Judge Stanton’s “thrust” reference is similar to the “sufficient force” language in Justice Alito and Justice Thomas’s concurring opinion in the Kiobel case concerning the extraterritorial application of the Alien Tort Statute.  (See here for the prior post on Kiobel including additional information concerning FCPA jurisdictional issues as to foreign companies).

In addition to the above, another interesting RICO development concerns a lawsuit recently brought by Otto Reich (a former U.S. diplomat and Ambassador to Venezuela) against individuals he accuses of bribing senior Venezuelan officials in exchange for contracts worth hundreds of millions of dollars.”  According to the lawsuit, the individuals are U.S. residents and associated with U.S.-based companies Derwick Associates USA LLC and Derwick Associates Corporation.
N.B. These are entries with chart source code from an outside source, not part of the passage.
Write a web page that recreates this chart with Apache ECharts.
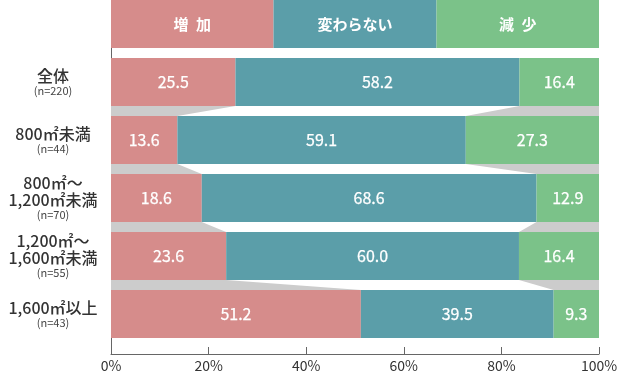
<!DOCTYPE html>
<html>
<head>
<meta charset="utf-8">
<script src="https://cdn.jsdelivr.net/npm/echarts@6/dist/echarts.min.js"></script>
<style>html,body{margin:0;padding:0;background:#fff}#c{width:630px;height:372px}</style>
</head>
<body>
<div id="c"></div>
<script>
const categories = ['全体', '800㎡未満', '800㎡～\n1,200㎡未満', '1,200㎡～\n1,600㎡未満', '1,600㎡以上'];
const sampleSizes = ['(n=220)', '(n=44)', '(n=70)', '(n=55)', '(n=43)'];
const seriesNames = ['増\u2002加', '変わらない', '減\u2002少'];
const headerShares = [33.3, 33.4, 33.3];
const increase = [25.5, 13.6, 18.6, 23.6, 51.2];
const unchanged = [58.2, 59.1, 68.6, 60.0, 39.5];
const decrease = [16.4, 27.3, 12.9, 16.4, 9.3];
const xTickValues = [0, 20, 40, 60, 80, 100];

const colors = ['#d68c8b', '#5b9ea9', '#7bc289'];
const FONT = '"Noto Sans CJK JP", "Noto Sans", sans-serif';
const BAR_W = 48;

const yCats = [''].concat(categories.map((c, i) => c + '\n' + sampleSizes[i]));
const rows = [increase, unchanged, decrease];

const connectorData = [];
for (let i = 0; i < categories.length - 1; i++) {
  connectorData.push([
    i + 1,
    increase[i], increase[i] + unchanged[i],
    increase[i + 1], increase[i + 1] + unchanged[i + 1]
  ]);
}

const chart = echarts.init(document.getElementById('c'));
const barSeries = rows.map((vals, s) => ({
  name: seriesNames[s],
  type: 'bar',
  stack: 'all',
  xAxisIndex: 1,
  yAxisIndex: 1,
  barWidth: BAR_W,
  itemStyle: { color: colors[s] },
  label: {
    show: true,
    position: 'inside',
    color: '#fff',
    fontFamily: FONT,
    fontSize: 16,
    fontWeight: 'normal',
    textBorderColor: '#fff',
    textBorderWidth: 0.25,
    formatter: p => p.dataIndex === 0 ? seriesNames[s] : p.value.toFixed(1)
  },
  emphasis: { disabled: true },
  data: [headerShares[s]].concat(vals).map((v, k) => k === 0 ? { value: v, label: { fontWeight: 'bold', fontSize: 15, textBorderWidth: 0 } } : v)
}));

chart.setOption({
  animation: false,
  textStyle: { fontFamily: FONT },
  grid: [
    { left: 111, right: 31, top: 0, bottom: 18, outerBoundsMode: 'none', containLabel: false },
    { left: 111, right: 31, top: -5, height: 348, outerBoundsMode: 'none', containLabel: false }
  ],
  xAxis: [
    {
      gridIndex: 0, type: 'value', min: 0, max: 100, interval: 20,
      axisLine: { show: true, lineStyle: { color: '#666', width: 1 } },
      axisTick: { show: true, inside: true, length: 7, lineStyle: { color: '#666' } },
      axisLabel: { formatter: '{value}%', color: '#333', fontSize: 14, margin: 5, fontFamily: FONT },
      splitLine: { show: false }
    },
    {
      gridIndex: 1, type: 'value', min: 0, max: 100, show: false
    }
  ],
  yAxis: [
    {
      gridIndex: 0, type: 'value', min: 0, max: 1,
      axisLine: { show: true, lineStyle: { color: '#666', width: 1 } },
      axisTick: { show: false }, axisLabel: { show: false }, splitLine: { show: false }
    },
    {
      gridIndex: 1, type: 'category', inverse: true, data: yCats,
      axisLine: { show: false }, axisTick: { show: false },
      axisLabel: {
        align: 'center', margin: 58,
        formatter: v => {
          if (!v) return '';
          const lines = v.split('\n');
          return lines.map((l, i) => i === lines.length - 1 ? '{s|' + l + '}' : '{m|' + l + '}').join('\n');
        },
        rich: {
          m: { fontSize: 16, lineHeight: 17, color: '#333', fontFamily: FONT, fontWeight: 500 },
          s: { fontSize: 11, lineHeight: 13, color: '#444', fontFamily: FONT }
        }
      }
    }
  ],
  series: [
    {
      type: 'custom',
      xAxisIndex: 1, yAxisIndex: 1,
      encode: { y: 0, x: [1, 2, 3, 4] },
      silent: true,
      z: 1,
      renderItem: (params, api) => {
        const r = api.value(0);
        const topY = api.coord([0, r])[1] + BAR_W / 2;
        const botY = api.coord([0, r + 1])[1] - BAR_W / 2;
        const x0 = api.coord([0, r])[0];
        const x100 = api.coord([100, r])[0];
        const a1 = api.coord([api.value(1), r])[0];
        const a2 = api.coord([api.value(2), r])[0];
        const b1 = api.coord([api.value(3), r])[0];
        const b2 = api.coord([api.value(4), r])[0];
        const st = { fill: '#cccccc' };
        return {
          type: 'group',
          children: [
            { type: 'polygon', shape: { points: [[x0, topY], [a1, topY], [b1, botY], [x0, botY]] }, style: st },
            { type: 'polygon', shape: { points: [[a2, topY], [x100, topY], [x100, botY], [b2, botY]] }, style: st }
          ]
        };
      },
      data: connectorData
    }
  ].concat(barSeries)
});
</script>
</body>
</html>
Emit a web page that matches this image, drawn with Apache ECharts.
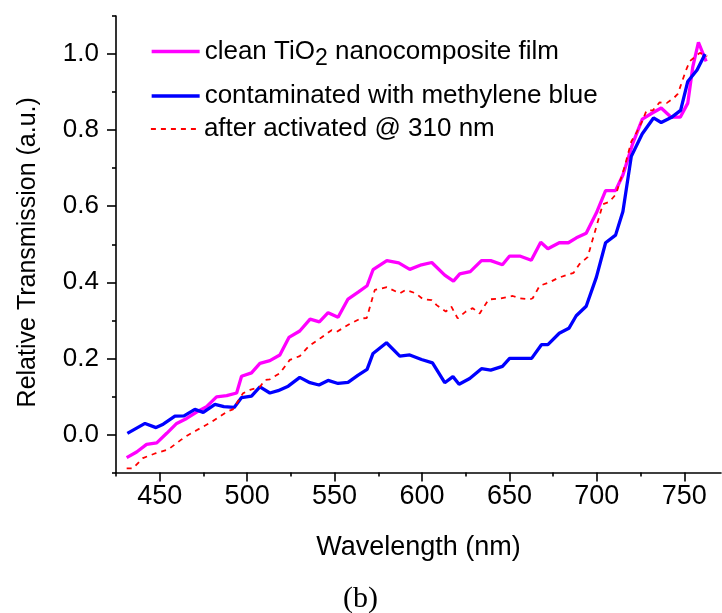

In pertinent part, Reich alleges as follows.

“Derwick Associates’ ‘business model’ is simple. From the United States Defendants offer multi-million dollar kickbacks to public officials in Venezuela in exchange for the award of energy-sector construction contracts. Once the contracts are secured for Derwick Associates (and the money ultimately transferred into bank accounts in New York) Defendants skim millions off the top, which they deposit in U.S. banks. Defendants then subcontract out the actual work to be performed on site to other U.S.-based companies, including one based in Missouri. Defendants run their illegal scheme from their homes and offices in New York and through their U.S.-based companies. The scheme has been a huge financial boon to Defendants … all of whom enjoy lifestyles of extreme wealth in the United States.”

It is likely that this civil RICO suit, like others before it, will spawn a DOJ FCPA investigation …  if it hasn’t already.